The 55 mm fluorite takes Messier galaxies from suburbia
By Jay Reynolds Freeman

I sound like a broken record: Again this evening -- April 15, 1998 -- I observed with my Vixen 55 mm fluorite outside my home in Palo Alto, California.

It was clear! The sky was transparent! The seeing was good! And my soul is no longer my own -- but it was well spent...

Having been frustrated by clouds while Messier-hunting last night, I took out some decent charts and star-hopped carefully. The Leo Messier galaxies were not trivial for a 55 mm telescope in suburbia, but at 37x (12 mm Brandon) I found M65, M66, M95, M96, and M105, and for bonus points NGC 3384 (near M105) and NGC 3628 (near M65 and M66).

Corvus was prominent above the light dome of San Jose, so I decided to try something more ambitious. The finder field for M68 is easy, southeast of the quadrilateral of Corvus, and what do you know, there it was.

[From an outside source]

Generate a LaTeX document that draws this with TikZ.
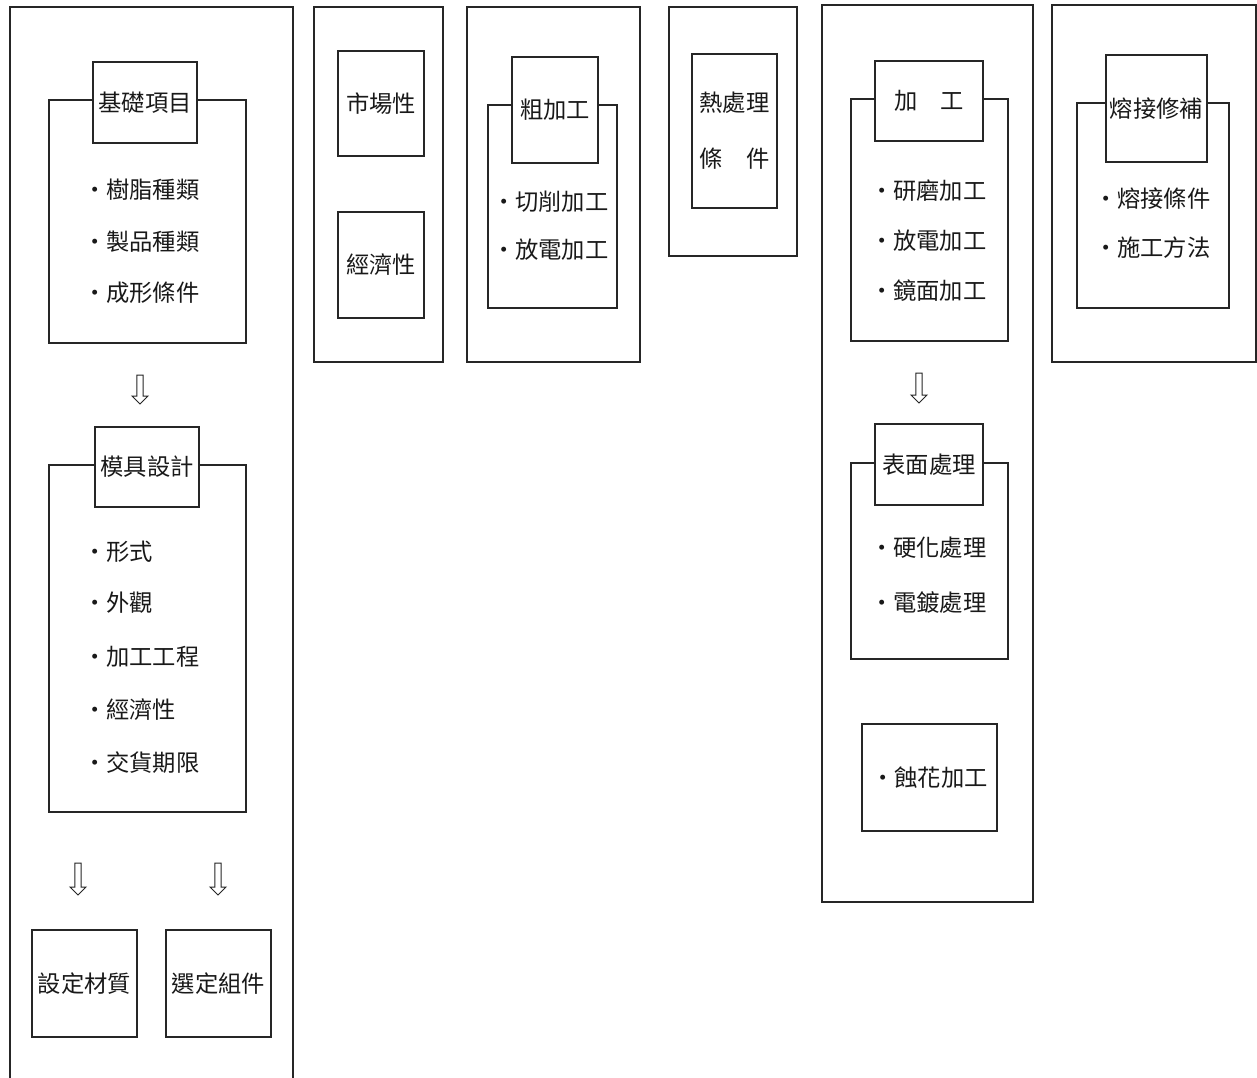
\documentclass[tikz,border=0pt]{standalone}
\usepackage{fontspec}
\setmainfont{Noto Sans CJK TC}
\tikzset{
  lines/.style={draw=black!85, line width=1.05pt},
  frame/.style={lines, fill=white, inner sep=0pt, outer sep=0pt},
  txt/.style={inner sep=0pt, outer sep=0pt, font=\fontsize{23.3}{28}\selectfont, text=black!90},
  item/.style={txt, anchor=west},
  darrow/.pic={\draw[lines, line width=1pt, fill=white] (-3.2,0) -- (3.2,0) -- (3.2,#1-8) -- (8,#1-8) -- (0,#1) -- (-8,#1-8) -- (-3.2,#1-8) -- cycle;}
}
% \mybox{name}{x1}{y1}{x2}{y2}{text}
\newcommand\mybox[6]{%
  \node[frame, txt, minimum width={#4-#2}, minimum height={#5-#3}, align=center]
    (#1) at ({(#2+#4)/2},{(#3+#5)/2}) {#6};}
\begin{document}
\begin{tikzpicture}[x=1pt,y=-1pt]
\useasboundingbox[fill=white] (0,0) rectangle (1257,1077);

% ---------- column 1 ----------
\draw[lines] (10,1080) -- (10,7) -- (293,7) -- (293,1080);
\coordinate (c1bottom) at (10,1077);
\mybox{basebig}{49}{100}{246}{343}{}
\mybox{basetitle}{93}{62}{197}{143}{基礎項目}
\node[item] (b1) at (83,190) {・樹脂種類};
\node[item] (b2) at (83,242) {・製品種類};
\node[item] (b3) at (83,293) {・成形條件};
\coordinate (a1) at (140,375);
\pic at (a1) {darrow=29};
\mybox{moldbig}{49}{465}{246}{812}{}
\mybox{moldtitle}{95}{427}{199}{507}{模具設計}
\node[item] (m1) at (83,552) {・形式};
\node[item] (m2) at (83,603) {・外觀};
\node[item] (m3) at (83,657) {・加工工程};
\node[item] (m4) at (83,710) {・經濟性};
\node[item] (m5) at (83,763) {・交貨期限};
\coordinate (a2) at (78,863);
\coordinate (a3) at (218,863);
\pic at (a2) {darrow=32};
\pic at (a3) {darrow=32};
\mybox{material}{32}{930}{137}{1037}{設定材質}
\mybox{parts}{166}{930}{271}{1037}{選定組件}

% ---------- column 2 ----------
\mybox{c2outer}{314}{7}{443}{362}{}
\mybox{market}{338}{51}{424}{156}{市場性}
\mybox{econ}{338}{212}{424}{318}{經濟性}

% ---------- column 3 ----------
\mybox{c3outer}{467}{7}{640}{362}{}
\mybox{roughbig}{488}{105}{617}{308}{}
\mybox{roughtitle}{512}{57}{598}{163}{粗加工}
\node[item] (r1) at (492,202) {・切削加工};
\node[item] (r2) at (492,250) {・放電加工};

% ---------- column 4 ----------
\mybox{c4outer}{669}{7}{797}{256}{}
\node[frame, txt, minimum width=85, minimum height=154, align=center,
      font=\fontsize{23.3}{56}\selectfont] (heat) at (734.5,131) {熱處理\\條　件};

% ---------- column 5 ----------
\mybox{c5outer}{822}{5}{1033}{902}{}
\mybox{machbig}{851}{99}{1008}{341}{}
\mybox{machtitle}{875}{61}{983}{141}{加　工}
\node[item] (k1) at (870,191) {・研磨加工};
\node[item] (k2) at (870,241) {・放電加工};
\node[item] (k3) at (870,291) {・鏡面加工};
\coordinate (a4) at (919,373);
\pic at (a4) {darrow=30};
\mybox{surfbig}{851}{463}{1008}{659}{}
\mybox{surftitle}{875}{424}{983}{505}{表面處理}
\node[item] (s1) at (870,548) {・硬化處理};
\node[item] (s2) at (870,603) {・電鍍處理};
\mybox{etch}{862}{724}{997}{831}{・蝕花加工}

% ---------- column 6 ----------
\mybox{c6outer}{1052}{5}{1256}{362}{}
\mybox{weldbig}{1077}{103}{1229}{308}{}
\mybox{weldtitle}{1106}{55}{1207}{162}{熔接修補}
\node[item] (w1) at (1094,199) {・熔接條件};
\node[item] (w2) at (1094,248) {・施工方法};
\end{tikzpicture}
\end{document}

At 37x, the globular showed not a trace of incipient resolution. Beta Hydrae glowed further to the east. Using it as the jumping-off point, I navigated well down into the light dome of San Jose, where a slight thickening of the brightness revealed M83. I worked back north to find M61, and then M49, which was much easier than any of the objects mentioned earlier.

By this time the rising Moon had reached that awkward stage where it was significantly lightening the sky, yet not high enough to be worth looking at. Besides, it was behind a tree. So I abandoned my Messier hunt for some ongoing eyepiece comparison tests, using Spica and Polaris as targets. I had looked at Polaris previously with the 55 mm, finding it resolved with difficulty through thin haze, but the clear sky revealed it well and clearly split at only 42x (Meade 10.5 mm Research-Grade Orthoscopic). Funny, I always used to think Polaris was tough for only 50 or 60 mm of aperture.

I had anticipated taking the 55 mm out to dark sky to complete a Messier survey with it, but tonight's experience makes me think that will not be necessary. Note, however, that the keys to the evening's faint-fuzzy observations included good charts -- no object was obvious, and several required averted vision -- and a notably smaller exit pupil than many people would use -- only 1.5 mm.